__Task statement__
Write out again, exactly as they appear, the lines from the line with "Write a component" through the line with "import * as". Do not include any pictures.

------------------------------

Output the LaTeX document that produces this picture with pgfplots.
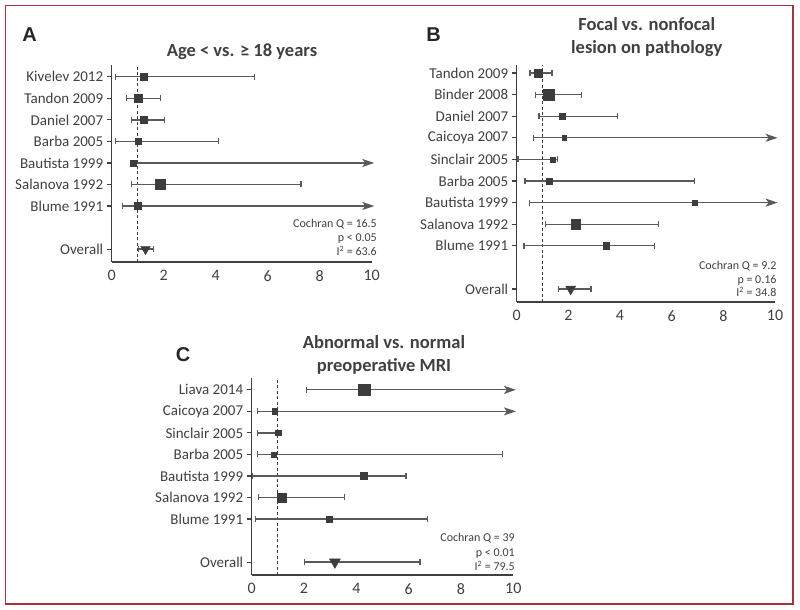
\documentclass[border=0pt]{standalone}
\usepackage{pgfplots}
\pgfplotsset{compat=1.18}
\usepackage{pgfplotstable}
\usepackage{fontspec}
\setmainfont{Carlito}
\newfontfamily\letterfont{Liberation Sans}
\usetikzlibrary{arrows.meta}

\definecolor{txt}{HTML}{404040}
\definecolor{mk}{HTML}{3C3C3C}
\definecolor{wh}{HTML}{5A5A5A}
\definecolor{framered}{HTML}{A8333A}

% y = row, pt = estimate, lo/hi = interval, s = marker size, a = 1 if open-ended
\pgfplotstableread{
y pt   lo   hi   s   a
9 1.22 0.13 5.50 3.3 0
8 1.02 0.55 1.90 4.2 0
7 1.22 0.74 2.05 3.7 0
6 1.00 0.13 4.13 3.0 0
5 0.83 0.80 10.1 3.0 1
4 1.86 0.74 7.30 5.0 0
3 1.00 0.38 10.1 3.5 1
1 1.30 1.02 1.63 5.6 0
}\tabA

\pgfplotstableread{
y  pt   lo   hi   s   a
11 0.84 0.49 1.39 4.2 0
10 1.23 0.71 2.52 5.7 0
9  1.78 0.84 3.94 3.0 0
8  1.85 0.62 10.1 2.2 1
7  1.39 0.03 1.61 2.7 0
6  1.26 0.30 6.90 2.7 0
5  6.90 0.48 10.1 2.5 1
4  2.28 1.10 5.52 4.7 0
3  3.46 0.26 5.35 3.3 0
1  2.09 1.59 2.90 5.8 0
}\tabB

\pgfplotstableread{
y pt   lo   hi   s   a
9 4.29 2.08 10.1 5.8 1
8 0.89 0.19 10.1 2.7 1
7 1.02 0.19 1.05 2.7 0
6 0.83 0.19 9.62 2.7 0
5 4.27 0.00 5.92 3.3 0
4 1.15 0.25 3.57 4.7 0
3 2.97 0.13 6.73 3.3 0
1 3.18 2.00 6.46 6.3 0
}\tabC

\pgfplotsset{
  forest/.style={
    scale only axis, anchor=south west,
    axis lines=left, axis line style={-, draw=txt, line width=1.1pt},
    xmin=0, xmax=10, ymin=0.4, clip=false,
    xtick={0,2,...,10}, xtick style={draw=none},
    ytick style={draw=txt, line width=1.1pt},
    tick align=outside, major tick length=5pt,
    tick label style={text=txt},
    yticklabel style={font=\fontsize{15}{18}\selectfont},
    xticklabel style={font=\fontsize{16}{18}\selectfont},
    /pgf/number format/assume math mode=true,
  },
  whisker/.style={draw=wh, line width=1.2pt, no markers},
}

\newcommand\forestplots[2]{
  \addplot[draw=mk, line width=1.1pt, dash pattern=on 3pt off 2.5pt, no markers]
    coordinates {(1,0.4) (1,#2)};
  \addplot[whisker, {Bar[width=6pt]}-{Bar[width=6pt]},
    quiver={u=\thisrow{hi}-\thisrow{lo}, v=0},
    x filter/.expression={\thisrow{a}==0 ? x : nan}] table[x=lo, y=y] {#1};
  \addplot[whisker, {Bar[width=6pt]}-{Stealth[length=12pt, width=8pt, inset=3pt]},
    quiver={u=\thisrow{hi}-\thisrow{lo}, v=0},
    x filter/.expression={\thisrow{a}==1 ? x : nan}] table[x=lo, y=y] {#1};
  \addplot[scatter, only marks, mark=square*,
    scatter/use mapped color={draw=mk, fill=mk},
    visualization depends on={\thisrow{s} \as \msize},
    scatter/@pre marker code/.append style={/tikz/mark size=\msize},
    y filter/.expression={y==1 ? nan : y}] table[x=pt, y=y] {#1};
  \addplot[scatter, only marks, mark=triangle*, mark options={/tikz/rotate=180},
    scatter/use mapped color={draw=mk, fill=mk},
    visualization depends on={\thisrow{s} \as \msize},
    scatter/@pre marker code/.append style={/tikz/mark size=\msize},
    y filter/.expression={y==1 ? y : nan}] table[x=pt, y=y] {#1};
}

\begin{document}
\begin{tikzpicture}
\path[use as bounding box] (0,0) rectangle (800pt,-610pt);
\draw[framered, line width=1.6pt] (5.5pt,-5.5pt) rectangle (793pt,-604pt);

% panel A
\begin{axis}[forest, at={(111.7pt,-262pt)}, width=260pt, height=197pt, ymax=9.55,
  ytick={1,3,4,5,6,7,8,9},
  yticklabels={Overall, Blume 1991, Salanova 1992, Bautista 1999, Barba 2005, Daniel 2007, Tandon 2009, Kivelev 2012}]
\forestplots{\tabA}{9.55}
\end{axis}

% panel B
\begin{axis}[forest, at={(516.7pt,-302pt)}, width=258.3pt, height=237pt, ymax=11.37,
  ytick={1,3,4,5,6,7,8,9,10,11},
  yticklabels={Overall, Blume 1991, Salanova 1992, Bautista 1999, Barba 2005, Sinclair 2005, Caicoya 2007, Daniel 2007, Binder 2008, Tandon 2009}]
\forestplots{\tabB}{11.37}
\end{axis}

% panel C
\begin{axis}[forest, at={(251.7pt,-575pt)}, width=261.6pt, height=197pt, ymax=9.55,
  ytick={1,3,4,5,6,7,8,9},
  yticklabels={Overall, Blume 1991, Salanova 1992, Bautista 1999, Barba 2005, Sinclair 2005, Caicoya 2007, Liava 2014}]
\forestplots{\tabC}{9.55}
\end{axis}

% panel letters
\begin{scope}[every node/.style={text=black!85, font=\letterfont\bfseries\fontsize{20}{22}\selectfont}]
\node at (29.5pt,-35pt) {A};
\node at (433.5pt,-35pt) {B};
\node at (183pt,-355pt) {C};
\end{scope}

% titles
\begin{scope}[every node/.style={text=txt, font=\bfseries\fontsize{18.5}{23}\selectfont, align=center}]
\node at (242pt,-52pt) {Age < vs. ≥ 18 years};
\node at (646.7pt,-37.5pt) {Focal vs. nonfocal\\lesion on pathology};
\node at (384pt,-354.5pt) {Abnormal vs. normal\\preoperative MRI};
\end{scope}

% heterogeneity statistics
\begin{scope}[every node/.style={text=txt, font=\fontsize{12}{14}\selectfont, anchor=mid east, inner sep=0pt}]
\node at (377pt,-225pt) {Cochran Q = 16.5};
\node at (377pt,-239pt) {p < 0.05};
\node at (377pt,-253pt) {I\textsuperscript{2} = 63.6};
\node at (776.7pt,-266.7pt) {Cochran Q = 9.2};
\node at (776.7pt,-280.7pt) {p = 0.16};
\node at (776.7pt,-294pt) {I\textsuperscript{2} = 34.8};
\node at (515pt,-539.3pt) {Cochran Q = 39};
\node at (515pt,-554.3pt) {p < 0.01};
\node at (515pt,-568.3pt) {I\textsuperscript{2} = 79.5};
\end{scope}
\end{tikzpicture}
\end{document}
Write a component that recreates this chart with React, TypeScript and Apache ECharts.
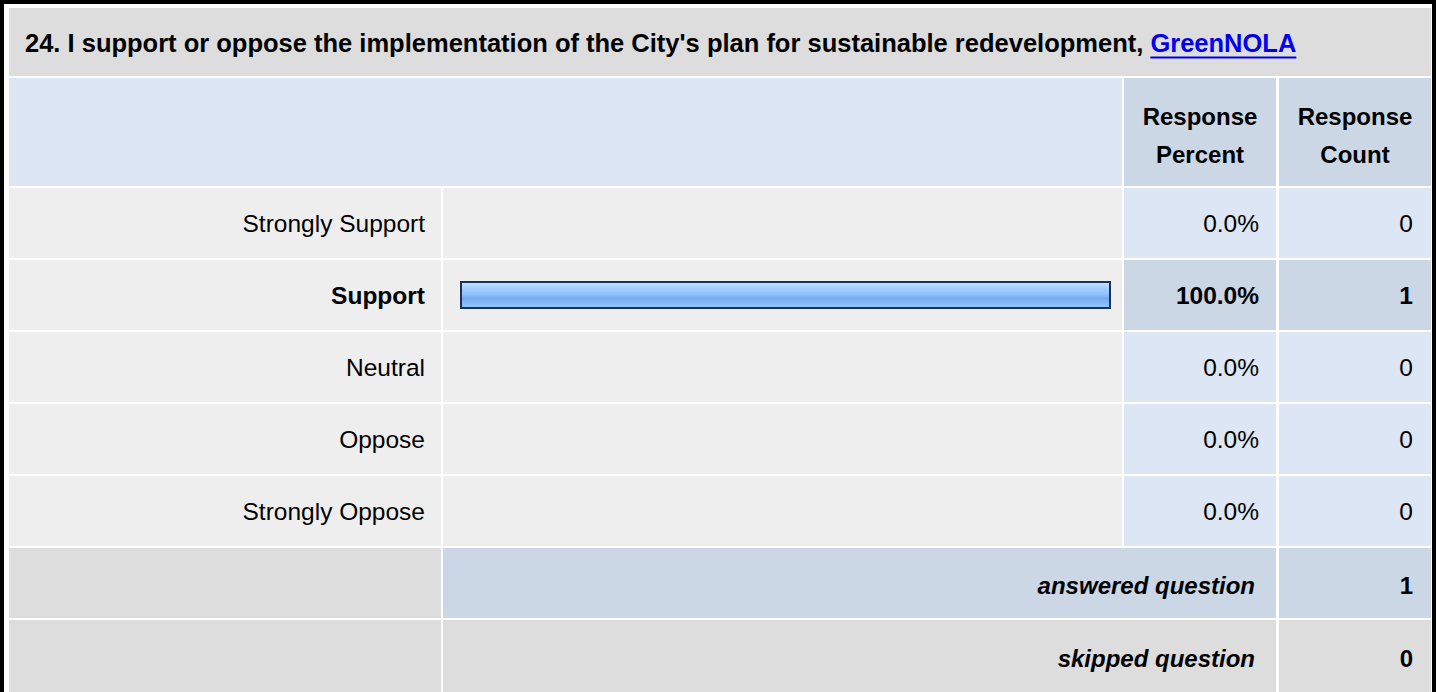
import React, { useEffect, useRef } from "react";
import * as echarts from "echarts";

// ---------- data ----------
const questionTitle =
  "24. I support or oppose the implementation of the City's plan for sustainable redevelopment, ";
const linkText = "GreenNOLA";
const categories = ["Strongly Support", "Support", "Neutral", "Oppose", "Strongly Oppose"];
const counts = [0, 1, 0, 0, 0];
const skippedCount = 0;
const headerPercent = ["Response", "Percent"];
const headerCount = ["Response", "Count"];
const answeredLabel = "answered question";
const skippedLabel = "skipped question";

const answeredCount = counts.reduce((a, b) => a + b, 0);
const percents = counts.map((c) => (answeredCount ? (c / answeredCount) * 100 : 0));
const maxCount = Math.max(...counts);
const isTop = counts.map((c) => c === maxCount && c > 0);

// ---------- layout / style ----------
const FONT = '"Liberation Sans", Arial, Helvetica, sans-serif';
const FS = 24;
const FS_LABEL = 24.5;
const colL = [9, 443, 1124, 1279];
const colR = [441, 1122, 1276, 1431];
const ROW0 = 188;
const ROWH = 70;
const ROWSTEP = 72;
const C_GRAY = "#DDDDDD";
const C_LIGHT = "#EEEEEE";
const C_BLUE = "#DCE6F4";
const C_BLUE2 = "#CBD7E5";

function measure(text: string, font: string): number {
  const ctx = document.createElement("canvas").getContext("2d");
  if (!ctx) return text.length * 12;
  ctx.font = font;
  return ctx.measureText(text).width;
}

function rect(x: number, y: number, w: number, h: number, fill: string) {
  return { type: "rect", silent: true, z: 1, shape: { x, y, width: w, height: h }, style: { fill } };
}

function text(
  x: number,
  y: number,
  t: string,
  opts: { align?: string; weight?: string; italic?: boolean; fill?: string; size?: number } = {}
) {
  return {
    type: "text",
    silent: true,
    z: 20,
    x,
    y,
    style: {
      text: t,
      fill: opts.fill || "#000",
      fontSize: opts.size || FS,
      fontFamily: FONT,
      fontWeight: opts.weight || "normal",
      fontStyle: opts.italic ? "italic" : "normal",
      align: opts.align || "left",
      verticalAlign: "middle",
    },
  };
}

export default function App() {
  const ref = useRef<HTMLDivElement>(null);

  useEffect(() => {
    if (!ref.current) return;
    const chart = echarts.init(ref.current, null, { renderer: "svg" });

    const titleSize = 25.5;
    const titleW = measure(questionTitle, `bold ${titleSize}px ${FONT}`);
    const linkW = measure(linkText, `bold ${titleSize}px ${FONT}`);
    const titleX = 25;
    const titleY = 43;

    const graphics: any[] = [];
    // outer frame
    graphics.push({
      type: "rect",
      silent: true,
      z: 30,
      shape: { x: 2, y: 2, width: 1432, height: 760 },
      style: { fill: "none", stroke: "#000", lineWidth: 4 },
    });
    // title row
    graphics.push(rect(colL[0], 8, colR[3] - colL[0], 68, C_GRAY));
    // header row
    graphics.push(rect(colL[0], 78, colR[1] - colL[0], 108, C_BLUE));
    graphics.push(rect(colL[2], 78, colR[2] - colL[2], 108, C_BLUE2));
    graphics.push(rect(colL[3], 78, colR[3] - colL[3], 108, C_BLUE2));
    // data rows
    categories.forEach((_, i) => {
      const y = ROW0 + ROWSTEP * i;
      graphics.push(rect(colL[0], y, colR[0] - colL[0], ROWH, C_LIGHT));
      graphics.push(rect(colL[1], y, colR[1] - colL[1], ROWH, C_LIGHT));
      graphics.push(rect(colL[2], y, colR[2] - colL[2], ROWH, isTop[i] ? C_BLUE2 : C_BLUE));
      graphics.push(rect(colL[3], y, colR[3] - colL[3], ROWH, isTop[i] ? C_BLUE2 : C_BLUE));
    });
    const yAns = ROW0 + ROWSTEP * categories.length;
    const ySkip = yAns + ROWSTEP;
    graphics.push(rect(colL[0], yAns, colR[0] - colL[0], ROWH, C_GRAY));
    graphics.push(rect(colL[1], yAns, colR[2] - colL[1], ROWH, C_BLUE2));
    graphics.push(rect(colL[3], yAns, colR[3] - colL[3], ROWH, C_BLUE2));
    graphics.push(rect(colL[0], ySkip, colR[0] - colL[0], 80, C_GRAY));
    graphics.push(rect(colL[1], ySkip, colR[2] - colL[1], 80, C_GRAY));
    graphics.push(rect(colL[3], ySkip, colR[3] - colL[3], 80, C_GRAY));

    // title texts
    graphics.push(text(titleX, titleY, questionTitle, { weight: "bold", size: titleSize }));
    graphics.push(
      text(titleX + titleW, titleY, linkText, { weight: "bold", size: titleSize, fill: "#0000EE" })
    );
    graphics.push({
      type: "line",
      silent: true,
      z: 20,
      shape: { x1: titleX + titleW, y1: 57.5, x2: titleX + titleW + linkW, y2: 57.5 },
      style: { stroke: "#0000EE", lineWidth: 2 },
    });
    // headers
    const pcX = (colL[2] + colR[2]) / 2;
    const ccX = (colL[3] + colR[3]) / 2;
    graphics.push(text(pcX, 116, headerPercent[0], { align: "center", weight: "bold" }));
    graphics.push(text(pcX, 154, headerPercent[1], { align: "center", weight: "bold" }));
    graphics.push(text(ccX, 116, headerCount[0], { align: "center", weight: "bold" }));
    graphics.push(text(ccX, 154, headerCount[1], { align: "center", weight: "bold" }));
    // footer
    graphics.push(
      text(1255, yAns + 37, answeredLabel, { align: "right", weight: "bold", italic: true })
    );
    graphics.push(text(1413, yAns + 37, String(answeredCount), { align: "right", weight: "bold" }));
    graphics.push(
      text(1255, ySkip + 38, skippedLabel, { align: "right", weight: "bold", italic: true })
    );
    graphics.push(text(1413, ySkip + 38, String(skippedCount), { align: "right", weight: "bold" }));

    const rich = {
      n: { fontFamily: FONT, fontSize: FS_LABEL, color: "#000" },
      b: { fontFamily: FONT, fontSize: FS_LABEL, color: "#000", fontWeight: "bold" },
    };
    const wrap = (s: string, i: number) => (isTop[i] ? `{b|${s}}` : `{n|${s}}`);

    const gridLeft = 460;
    const gridRight = 1111;
    const hiddenCat = {
      type: "category",
      data: categories,
      inverse: true,
      z: 10,
      axisLine: { show: false },
      axisTick: { show: false },
      splitLine: { show: false },
    };

    const bar = new echarts.graphic.LinearGradient(0, 0, 0, 1, [
      { offset: 0, color: "#CCE5FF" },
      { offset: 0.12, color: "#B4D8FF" },
      { offset: 0.3, color: "#9CCBFF" },
      { offset: 0.5, color: "#8CBEF8" },
      { offset: 0.62, color: "#74AAEC" },
      { offset: 0.75, color: "#80B6F4" },
      { offset: 1, color: "#92C6FF" },
    ]);

    chart.setOption({
      animation: false,
      backgroundColor: "#FFFFFF",
      graphic: { elements: graphics },
      grid: {
        left: gridLeft,
        top: 187,
        width: gridRight - gridLeft,
        height: ROWSTEP * categories.length,
        containLabel: false,
      },
      xAxis: {
        type: "value",
        min: 0,
        max: 100,
        show: false,
      },
      yAxis: [
        {
          ...hiddenCat,
          position: "left",
          axisLabel: {
            margin: gridLeft - 425,
            formatter: (v: string, i: number) => wrap(v, i),
            rich,
          },
        },
        {
          ...hiddenCat,
          position: "right",
          axisLabel: {
            margin: 1259 - gridRight,
            align: "right",
            formatter: (_v: string, i: number) => wrap(percents[i].toFixed(1) + "%", i),
            rich,
          },
        },
        {
          ...hiddenCat,
          position: "right",
          axisLabel: {
            margin: 1413 - gridRight,
            align: "right",
            formatter: (_v: string, i: number) => wrap(String(counts[i]), i),
            rich,
          },
        },
      ],
      series: [
        {
          type: "bar",
          z: 10,
          yAxisIndex: 0,
          barWidth: 28,
          data: percents.map((p) => (p > 0 ? p : "-")),
          itemStyle: { color: bar, borderColor: "#1B3258", borderWidth: 2 },
          silent: true,
        },
      ],
    });

    return () => chart.dispose();
  }, []);

  return (
    <div
      ref={ref}
      style={{ position: "absolute", left: 0, top: 0, width: 1437, height: 692, background: "#fff" }}
    />
  );
}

------------------------------

__Task output__
Write a component that recreates this chart with React, TypeScript and Apache ECharts.
import React, { useEffect, useRef } from "react";
import * as echarts from "echarts";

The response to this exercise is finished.